An Amazing Week

“The arc of the moral universe is long, but it bends towards justice.”
—Martin Luther King Jr.

Usually I don’t use this space to comment on national issues but I believe that history will record this week to be a momentous one in our nation’s story.  That demands comment.

Confederate flag

The history of the American Civil War is high on the list of things that interest me but the Civil War ended 150 years ago and its relics should be relegated to museums for study and remembrance.  This is especially true for the Confederate flag because that flag has, since the Civil War, taken on an ominous, secondary meaning.  It was during the Civil Rights movement of the 1960s that the Confederate flag had its revival.  It has come to be used not as symbol of brave soldiers but of modern racism that permeates our society and drives so much of the conflict in our politics today.

If people want to wear the Confederate flag on their clothing or fly it in their yard, that’s their business.  But it should not fly over public buildings.  Fortunately, that practice seems destined to come to an end.

As for whether the Confederate flag should be sold at Walmart, or on eBay, or displayed by NASCAR, that’s up to those organizations.  That’s capitalism.  And the fact that those three entities and so many others chose this week to shed that flag from their inventories is not them succumbing to political correctness.  Rather it is them analyzing their market, both present and future, and determining that they no longer wanted to be associated with the Confederate flag and the things that it stands for today.
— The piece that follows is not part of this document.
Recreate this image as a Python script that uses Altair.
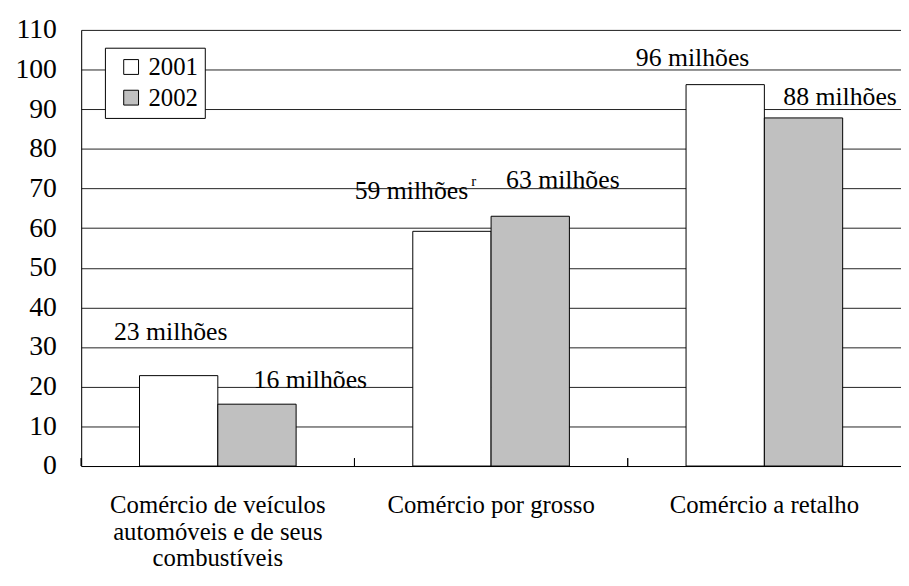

The cynic in me suspects the firearms industry is quite content with the direction of this debate.  We’re all talking about the Confederate flag and racism in America – important things to discuss, certainly – when we should also be talking about guns and why those set on using them to commit dastardly crimes find it so easy to arm themselves.  But this is a celebratory story so we’ll leave guns to another day.

Obamacare

By a six to three decision on Thursday, the United States Supreme Court rejected a major legal attack on the Affordable Care Act.  An essential component of Obamacare is state-level insurance marketplaces (called “exchanges”) where individuals who do not have health insurance through their employer can purchase policies at affordable prices.  To ensure that those prices are affordable, the act provides Federal subsidies on an income-based sliding scale to many of these individual policy purchasers.  The act also stated that the Federal government would establish and exchange in any state that did not create its own.  Quite a few states either refused to create exchanges or chose not to.

The present challenge seized on the section of the law that provided the subsidies to individuals.  In the bill that was enacted, the language said subsidies could be paid to any individual enrolled in an exchange established by a state.  The challengers argued that since it did not mention exchanges created by the Federal government for individual states, people who purchased insurance through Federally-created exchanges should be ineligible for the subsidies.

If the court had agreed with the challengers, it would have killed Obamacare because without the subsidies, people could not afford insurance and would cease carrying it.  With plunging numbers of participants, insurance rates would skyrocket driving even more people out of the market.  That would kill Obamacare and deprive the 4 million people depending on those subsidies to have health insurance into the uninsured column.

Fortunately, a majority of the Supreme Court found that while this section of the Affordable Care Act was “inartfully” written, the Congressional intent was clear from a fair reading of the entire bill: Congress intended to increase health insurance coverage for individuals, not deprive them of it.

I was relieved by this decision.  My own preference would be a single-payer, Medicaid for all type of system but that is just not going to happen in America anytime soon.  Thus, we have this crazy quilt of Obamacare which is much better than the alternative of millions of individuals without health insurance.

Like the Confederate flag, I believe capitalism was a major if not the determining factor in this decision.  Healthcare is a $2.9 billion industry in the United States and it seems to be thriving under Obamacare.  There’s a lot of profit that would have been lost had Obamacare ended.  Don’t underestimate that as a major factor in the court’s decision.  But whatever its rational, upholding the healthcare law was a great decision by the court.

Same Sex Marriage

The turning point for me came back in 2003 when I first read Margaret Marshall’s opinion in Goodridge v Department of Public Health, the Supreme Judicial Court decision that established the right to same sex marriage in Massachusetts.  Before that I was a “civil union” person, reasoning that equality could be achieved by affording same sex couples all of the rights and privileges of marriage just let’s not call it marriage.  Today, I am embarrassed that I once felt that way but grateful to Chief Justice Marshall’s eloquent decision which immediately persuaded me that the term “marriage” itself has such important connotations and implications that to deprive same sex couples of the use of that term was unjust.  That was especially true when there was no good reason not to apply the term “marriage” to same sex unions.

Today I find the arguments against same sex marriage to be utterly incomprehensible.  While it is clear that the rest of the country was also moving in this direction, today’s Supreme Court decision gives America a major shove onto the correct side of history on this issue.  But as is the case with Civil Rights, the law can’t change what is in people’s hearts, good or bad, so it is as important as ever to speak out on the wisdom of this decision and the wrongfulness of the opinions held by those who continue to oppose it.